━━━━━ Data section ━━━━━
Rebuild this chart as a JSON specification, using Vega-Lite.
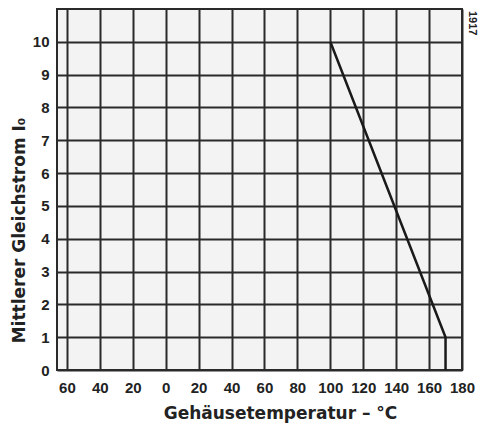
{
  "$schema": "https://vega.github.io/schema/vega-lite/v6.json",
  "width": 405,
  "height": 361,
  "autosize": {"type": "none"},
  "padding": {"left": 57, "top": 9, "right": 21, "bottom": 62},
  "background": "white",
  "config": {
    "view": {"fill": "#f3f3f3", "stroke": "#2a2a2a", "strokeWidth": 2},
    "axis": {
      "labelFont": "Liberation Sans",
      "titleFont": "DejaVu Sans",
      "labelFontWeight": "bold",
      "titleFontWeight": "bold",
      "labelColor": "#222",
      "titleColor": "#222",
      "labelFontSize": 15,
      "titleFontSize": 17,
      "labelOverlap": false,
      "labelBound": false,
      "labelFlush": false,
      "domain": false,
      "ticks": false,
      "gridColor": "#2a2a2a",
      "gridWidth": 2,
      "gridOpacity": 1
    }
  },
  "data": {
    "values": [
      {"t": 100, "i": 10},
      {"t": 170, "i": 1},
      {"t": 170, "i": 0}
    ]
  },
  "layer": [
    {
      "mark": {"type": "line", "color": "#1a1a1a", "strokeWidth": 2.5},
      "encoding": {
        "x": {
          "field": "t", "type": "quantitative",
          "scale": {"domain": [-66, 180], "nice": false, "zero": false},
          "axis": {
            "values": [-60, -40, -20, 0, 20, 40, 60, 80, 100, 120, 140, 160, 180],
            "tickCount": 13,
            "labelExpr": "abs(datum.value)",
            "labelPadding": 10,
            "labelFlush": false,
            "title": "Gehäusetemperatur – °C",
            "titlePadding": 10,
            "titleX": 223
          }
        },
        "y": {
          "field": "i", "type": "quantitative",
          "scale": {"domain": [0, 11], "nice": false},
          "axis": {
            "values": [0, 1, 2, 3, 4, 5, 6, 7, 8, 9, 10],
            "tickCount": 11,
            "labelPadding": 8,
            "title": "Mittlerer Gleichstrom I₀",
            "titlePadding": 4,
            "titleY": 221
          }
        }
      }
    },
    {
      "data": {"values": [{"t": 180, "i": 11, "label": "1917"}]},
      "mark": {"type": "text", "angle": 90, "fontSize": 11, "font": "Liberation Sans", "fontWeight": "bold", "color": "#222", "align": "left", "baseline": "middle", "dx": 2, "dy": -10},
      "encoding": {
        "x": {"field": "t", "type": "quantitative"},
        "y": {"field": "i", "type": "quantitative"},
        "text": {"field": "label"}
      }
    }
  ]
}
━━━━━
**Task statement:** Copy the material exactly. Do not include the pictures.

**Correct output:**
Rebuild this chart as a JSON specification, using Vega-Lite.
{
  "$schema": "https://vega.github.io/schema/vega-lite/v6.json",
  "width": 405,
  "height": 361,
  "autosize": {"type": "none"},
  "padding": {"left": 57, "top": 9, "right": 21, "bottom": 62},
  "background": "white",
  "config": {
    "view": {"fill": "#f3f3f3", "stroke": "#2a2a2a", "strokeWidth": 2},
    "axis": {
      "labelFont": "Liberation Sans",
      "titleFont": "DejaVu Sans",
      "labelFontWeight": "bold",
      "titleFontWeight": "bold",
      "labelColor": "#222",
      "titleColor": "#222",
      "labelFontSize": 15,
      "titleFontSize": 17,
      "labelOverlap": false,
      "labelBound": false,
      "labelFlush": false,
      "domain": false,
      "ticks": false,
      "gridColor": "#2a2a2a",
      "gridWidth": 2,
      "gridOpacity": 1
    }
  },
  "data": {
    "values": [
      {"t": 100, "i": 10},
      {"t": 170, "i": 1},
      {"t": 170, "i": 0}
    ]
  },
  "layer": [
    {
      "mark": {"type": "line", "color": "#1a1a1a", "strokeWidth": 2.5},
      "encoding": {
        "x": {
          "field": "t", "type": "quantitative",
          "scale": {"domain": [-66, 180], "nice": false, "zero": false},
          "axis": {
            "values": [-60, -40, -20, 0, 20, 40, 60, 80, 100, 120, 140, 160, 180],
            "tickCount": 13,
            "labelExpr": "abs(datum.value)",
            "labelPadding": 10,
            "labelFlush": false,
            "title": "Gehäusetemperatur – °C",
            "titlePadding": 10,
            "titleX": 223
          }
        },
        "y": {
          "field": "i", "type": "quantitative",
          "scale": {"domain": [0, 11], "nice": false},
          "axis": {
            "values": [0, 1, 2, 3, 4, 5, 6, 7, 8, 9, 10],
            "tickCount": 11,
            "labelPadding": 8,
            "title": "Mittlerer Gleichstrom I₀",
            "titlePadding": 4,
            "titleY": 221
          }
        }
      }
    },
    {
      "data": {"values": [{"t": 180, "i": 11, "label": "1917"}]},
      "mark": {"type": "text", "angle": 90, "fontSize": 11, "font": "Liberation Sans", "fontWeight": "bold", "color": "#222", "align": "left", "baseline": "middle", "dx": 2, "dy": -10},
      "encoding": {
        "x": {"field": "t", "type": "quantitative"},
        "y": {"field": "i", "type": "quantitative"},
        "text": {"field": "label"}
      }
    }
  ]
}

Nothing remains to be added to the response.